Why You Need To Stop Flipping Roasted Potatoes Too Early

Our grandmothers never measured while cooking, and we all remember their food fondly, right? It wasn't until the late 19 century that a standard unit of measurement was used in the written recipe, thanks to Catharine Beecher, who argued cooking should be more scientific and methodical. Still, many believe only baking requires exact measurements and following a recipe (via Women's History).

While it is more noticeable when you've missed an ingredient or improperly measured when baking a cake, other forms of cooking can be significantly improved upon when you learn the science behind delicious results. Grandma's cooking (although yummy, I'm sure) has a heavy dose of nostalgia and would likely improve if Grandma knew the science responsible for coaxing more flavor or better texture from our ingredients.

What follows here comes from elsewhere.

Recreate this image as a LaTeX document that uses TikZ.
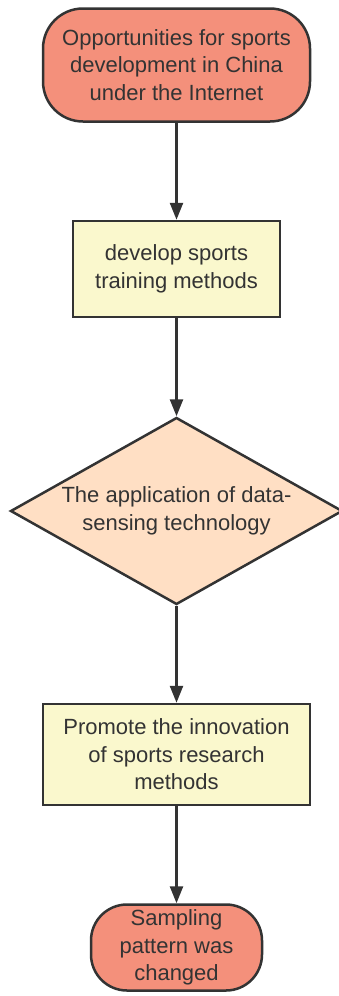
\documentclass[tikz,border=0pt]{standalone}
\usepackage{fontspec}
\setmainfont{Liberation Sans}
\usetikzlibrary{positioning,arrows.meta,shapes.geometric}
\definecolor{salmonfill}{RGB}{244,144,123}
\definecolor{paleyellow}{RGB}{250,248,205}
\definecolor{peachfill}{RGB}{255,223,196}
\definecolor{inkgray}{RGB}{51,51,51}
\tikzset{flecha/.style={line width=2.5pt, draw=inkgray, -{Triangle[length=17pt,width=13pt]}}}
\tikzset{caja/.style={rectangle, draw=inkgray, line width=2.5pt, fill=paleyellow, align=center, inner sep=0pt}}
\tikzset{terminal/.style={rectangle, draw=inkgray, line width=2.5pt, fill=salmonfill, align=center, inner sep=0pt}}

\begin{document}
\begin{tikzpicture}[x=1pt, y=1pt, node distance=97pt, every node/.style={text=inkgray, font=\fontsize{22}{27.5}\selectfont}]
            \useasboundingbox (0,0) rectangle (339,-996);
            \node[terminal, rounded corners=40pt, minimum width=267pt, minimum height=113pt] (inicio) at (176.5,-65) {Opportunities for sports\\development in China\\under the Internet};
            \node[caja, minimum width=207pt, minimum height=96pt, below=of inicio] (entreno) {develop sports\\training methods};
            \node[diamond, draw=inkgray, line width=2.5pt, fill=peachfill, align=center, inner sep=0pt, aspect=1.78, minimum width=332pt, minimum height=187pt, below=98pt of entreno] (datos) {The application of data-\\sensing technology};
            \node[caja, minimum width=267pt, minimum height=101pt, below=of datos] (innova) {Promote the innovation\\of sports research\\methods};
            \node[terminal, rounded corners=36pt, minimum width=171pt, minimum height=86pt, below=of innova] (fin) {Sampling\\pattern was\\changed};

            \draw[flecha] (inicio) to (entreno);
            \draw[flecha] (entreno) to (datos);
            \draw[flecha] (datos) to (innova);
            \draw[flecha] (innova) to (fin);
        \end{tikzpicture}
\end{document}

Perfectly roasted potatoes are one of those recipes that most home cooks throw together on a sheet pan without measuring. However, learning which potato roasts the best, how big the pieces should be cut, and what to add to create the crispiest potato on the outside with a tender, fluffy inside can majorly elevate your roasted potatoes and transform this simple, humble side dish into bragging rights at your next dinner party (per Food and Wine). While the science behind the Maillard Reaction is complicated, it is responsible for "transforming raw ingredients into a better sensory experience," creating the complex flavors and textures we want. Knowing how to manipulate the reaction, including when to flip roasting potatoes, is a game changer.

Step away from the potatoes

According to Serious Eats, for the crispiest exteriors and creamy, tender insides, begin with Yukon Gold or Russet potatoes and save the blue, purple, or red potatoes for another dish. Peel and cut the potatoes into large "two-biters" to allow the exterior enough time to crisp without fear of the potato falling apart.  Although it sounds counterintuitive, partially cooking the potatoes in alkaline water before roasting them draws out moisture from the spuds, allowing them to brown easier. The enemy of crispiness is moisture. Add a half teaspoon of baking soda to two quarts of salted boiling water to break down the exterior of the potatoes and bring the starch to the surface. The added step produces a crust on the potatoes when tossed with oil and roasted in a hot oven.

The final step, roasting the potatoes, should be the easiest, but it can be challenging for some. According to Eating Well, most people flip roasted potatoes too soon, resulting in food sticking to the pan. When potatoes have developed a nice crust, they will release from the pan easily. If the potato resists, step away and allow them to cook longer. Depending on the size of the potato, it could take up to 20 minutes to achieve the Maillard Reaction. Using tongs, a spatula, or mom hands, flip the potatoes and allow the other side to cook for another 10 minutes or until browned and releases easily for crispy roasted potatoes.